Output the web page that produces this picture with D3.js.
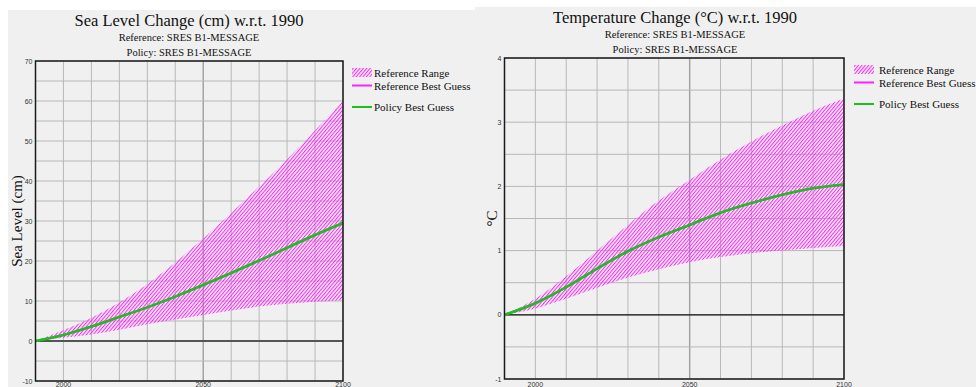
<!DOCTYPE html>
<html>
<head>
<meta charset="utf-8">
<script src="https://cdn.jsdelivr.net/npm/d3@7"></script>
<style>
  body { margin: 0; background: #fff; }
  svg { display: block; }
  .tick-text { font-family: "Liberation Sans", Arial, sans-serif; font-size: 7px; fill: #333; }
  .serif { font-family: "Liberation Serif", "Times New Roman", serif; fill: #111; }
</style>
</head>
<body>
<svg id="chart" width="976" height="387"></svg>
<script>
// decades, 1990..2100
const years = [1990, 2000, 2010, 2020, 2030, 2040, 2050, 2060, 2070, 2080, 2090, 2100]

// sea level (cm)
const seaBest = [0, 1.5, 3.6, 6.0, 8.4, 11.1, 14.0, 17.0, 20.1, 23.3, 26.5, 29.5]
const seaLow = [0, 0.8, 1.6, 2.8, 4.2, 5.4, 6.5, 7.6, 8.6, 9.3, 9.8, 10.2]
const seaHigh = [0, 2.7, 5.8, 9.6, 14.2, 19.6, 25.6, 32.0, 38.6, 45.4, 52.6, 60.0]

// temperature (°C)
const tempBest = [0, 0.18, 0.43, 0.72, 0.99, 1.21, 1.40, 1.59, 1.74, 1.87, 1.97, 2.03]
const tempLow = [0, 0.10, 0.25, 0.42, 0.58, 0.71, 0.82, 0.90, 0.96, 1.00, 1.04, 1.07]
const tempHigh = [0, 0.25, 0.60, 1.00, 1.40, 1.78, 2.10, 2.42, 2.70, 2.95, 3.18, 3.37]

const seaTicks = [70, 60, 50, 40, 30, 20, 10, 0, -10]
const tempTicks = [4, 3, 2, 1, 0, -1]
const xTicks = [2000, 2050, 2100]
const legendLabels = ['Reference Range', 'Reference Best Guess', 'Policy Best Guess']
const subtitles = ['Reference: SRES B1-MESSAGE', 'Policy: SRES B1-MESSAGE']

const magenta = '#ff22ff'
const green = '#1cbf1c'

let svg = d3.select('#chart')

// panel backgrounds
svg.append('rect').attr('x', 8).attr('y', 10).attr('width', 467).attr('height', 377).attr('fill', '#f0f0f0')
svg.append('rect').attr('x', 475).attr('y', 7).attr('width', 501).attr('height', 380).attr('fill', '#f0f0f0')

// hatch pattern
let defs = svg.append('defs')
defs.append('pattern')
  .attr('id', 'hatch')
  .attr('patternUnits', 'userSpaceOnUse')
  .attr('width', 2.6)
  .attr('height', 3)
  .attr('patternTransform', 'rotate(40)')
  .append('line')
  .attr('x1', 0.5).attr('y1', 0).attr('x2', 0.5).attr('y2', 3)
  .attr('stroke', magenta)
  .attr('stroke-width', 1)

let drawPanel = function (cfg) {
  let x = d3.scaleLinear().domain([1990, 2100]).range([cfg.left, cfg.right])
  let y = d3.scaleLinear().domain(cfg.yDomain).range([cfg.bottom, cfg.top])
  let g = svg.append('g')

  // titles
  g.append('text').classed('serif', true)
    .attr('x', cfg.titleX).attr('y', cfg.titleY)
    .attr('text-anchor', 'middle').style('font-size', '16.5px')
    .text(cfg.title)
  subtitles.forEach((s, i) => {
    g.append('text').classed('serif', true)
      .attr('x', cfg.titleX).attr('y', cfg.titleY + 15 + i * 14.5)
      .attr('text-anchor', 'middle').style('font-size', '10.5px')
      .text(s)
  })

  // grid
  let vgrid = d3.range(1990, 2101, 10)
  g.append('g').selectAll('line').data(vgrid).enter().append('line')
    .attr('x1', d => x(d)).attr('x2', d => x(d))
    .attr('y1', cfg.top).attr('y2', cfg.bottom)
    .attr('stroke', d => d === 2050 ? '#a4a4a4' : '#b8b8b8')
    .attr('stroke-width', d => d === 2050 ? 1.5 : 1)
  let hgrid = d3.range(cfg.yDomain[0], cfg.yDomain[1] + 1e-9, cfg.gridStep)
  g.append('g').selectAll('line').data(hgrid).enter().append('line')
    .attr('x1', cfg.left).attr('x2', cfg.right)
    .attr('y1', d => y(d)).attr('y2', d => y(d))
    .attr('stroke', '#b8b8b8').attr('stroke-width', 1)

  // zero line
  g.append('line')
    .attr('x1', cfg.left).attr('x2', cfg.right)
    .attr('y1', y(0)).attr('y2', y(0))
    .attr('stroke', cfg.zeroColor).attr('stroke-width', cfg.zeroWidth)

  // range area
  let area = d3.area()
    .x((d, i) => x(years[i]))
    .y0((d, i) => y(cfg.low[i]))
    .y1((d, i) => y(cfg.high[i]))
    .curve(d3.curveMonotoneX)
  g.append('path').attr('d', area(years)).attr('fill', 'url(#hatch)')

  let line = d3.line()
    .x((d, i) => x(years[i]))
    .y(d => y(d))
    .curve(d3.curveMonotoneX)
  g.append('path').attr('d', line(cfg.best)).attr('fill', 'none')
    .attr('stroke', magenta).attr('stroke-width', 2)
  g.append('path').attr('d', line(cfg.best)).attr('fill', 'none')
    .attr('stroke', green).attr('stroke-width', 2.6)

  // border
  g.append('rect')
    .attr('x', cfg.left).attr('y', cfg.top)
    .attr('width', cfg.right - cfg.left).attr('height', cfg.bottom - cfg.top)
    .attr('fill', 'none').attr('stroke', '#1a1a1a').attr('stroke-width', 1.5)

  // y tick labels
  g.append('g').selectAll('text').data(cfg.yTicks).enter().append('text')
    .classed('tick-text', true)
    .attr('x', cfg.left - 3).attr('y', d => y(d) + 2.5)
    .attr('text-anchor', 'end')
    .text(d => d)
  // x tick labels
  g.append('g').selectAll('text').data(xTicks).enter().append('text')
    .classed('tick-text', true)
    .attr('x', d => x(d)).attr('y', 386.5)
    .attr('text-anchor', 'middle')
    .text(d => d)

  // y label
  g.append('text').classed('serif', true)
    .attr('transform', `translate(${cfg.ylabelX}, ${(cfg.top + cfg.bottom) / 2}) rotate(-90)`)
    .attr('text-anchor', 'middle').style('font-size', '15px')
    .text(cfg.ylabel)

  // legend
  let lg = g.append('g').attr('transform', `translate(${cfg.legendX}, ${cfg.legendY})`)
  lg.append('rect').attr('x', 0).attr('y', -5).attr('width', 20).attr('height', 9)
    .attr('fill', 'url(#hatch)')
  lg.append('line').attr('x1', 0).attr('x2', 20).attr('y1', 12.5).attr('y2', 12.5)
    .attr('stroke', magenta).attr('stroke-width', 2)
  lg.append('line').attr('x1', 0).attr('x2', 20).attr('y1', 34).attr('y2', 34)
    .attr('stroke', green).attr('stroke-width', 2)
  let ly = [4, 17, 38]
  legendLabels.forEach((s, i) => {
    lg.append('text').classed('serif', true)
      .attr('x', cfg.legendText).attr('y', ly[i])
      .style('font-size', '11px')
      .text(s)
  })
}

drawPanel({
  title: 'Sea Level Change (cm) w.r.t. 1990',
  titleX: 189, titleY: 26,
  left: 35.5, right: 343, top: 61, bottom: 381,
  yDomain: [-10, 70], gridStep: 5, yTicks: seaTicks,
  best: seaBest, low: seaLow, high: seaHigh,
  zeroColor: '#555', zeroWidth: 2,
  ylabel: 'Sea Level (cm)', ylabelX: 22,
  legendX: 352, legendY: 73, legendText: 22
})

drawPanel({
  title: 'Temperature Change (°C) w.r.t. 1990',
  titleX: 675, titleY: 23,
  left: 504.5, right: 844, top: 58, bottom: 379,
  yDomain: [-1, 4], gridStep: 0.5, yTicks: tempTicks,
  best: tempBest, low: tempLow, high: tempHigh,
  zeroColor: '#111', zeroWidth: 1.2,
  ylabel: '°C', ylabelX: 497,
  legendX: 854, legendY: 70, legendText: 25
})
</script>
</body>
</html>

> EXERCISE:
Everything from the first line of the listing above through the line that contains "let svg = d3.select('#chart')" is to be restated word for word, minus the pictures.

> THE ANSWER:
Output the web page that produces this picture with D3.js.
<!DOCTYPE html>
<html>
<head>
<meta charset="utf-8">
<script src="https://cdn.jsdelivr.net/npm/d3@7"></script>
<style>
  body { margin: 0; background: #fff; }
  svg { display: block; }
  .tick-text { font-family: "Liberation Sans", Arial, sans-serif; font-size: 7px; fill: #333; }
  .serif { font-family: "Liberation Serif", "Times New Roman", serif; fill: #111; }
</style>
</head>
<body>
<svg id="chart" width="976" height="387"></svg>
<script>
// decades, 1990..2100
const years = [1990, 2000, 2010, 2020, 2030, 2040, 2050, 2060, 2070, 2080, 2090, 2100]

// sea level (cm)
const seaBest = [0, 1.5, 3.6, 6.0, 8.4, 11.1, 14.0, 17.0, 20.1, 23.3, 26.5, 29.5]
const seaLow = [0, 0.8, 1.6, 2.8, 4.2, 5.4, 6.5, 7.6, 8.6, 9.3, 9.8, 10.2]
const seaHigh = [0, 2.7, 5.8, 9.6, 14.2, 19.6, 25.6, 32.0, 38.6, 45.4, 52.6, 60.0]

// temperature (°C)
const tempBest = [0, 0.18, 0.43, 0.72, 0.99, 1.21, 1.40, 1.59, 1.74, 1.87, 1.97, 2.03]
const tempLow = [0, 0.10, 0.25, 0.42, 0.58, 0.71, 0.82, 0.90, 0.96, 1.00, 1.04, 1.07]
const tempHigh = [0, 0.25, 0.60, 1.00, 1.40, 1.78, 2.10, 2.42, 2.70, 2.95, 3.18, 3.37]

const seaTicks = [70, 60, 50, 40, 30, 20, 10, 0, -10]
const tempTicks = [4, 3, 2, 1, 0, -1]
const xTicks = [2000, 2050, 2100]
const legendLabels = ['Reference Range', 'Reference Best Guess', 'Policy Best Guess']
const subtitles = ['Reference: SRES B1-MESSAGE', 'Policy: SRES B1-MESSAGE']

const magenta = '#ff22ff'
const green = '#1cbf1c'

let svg = d3.select('#chart')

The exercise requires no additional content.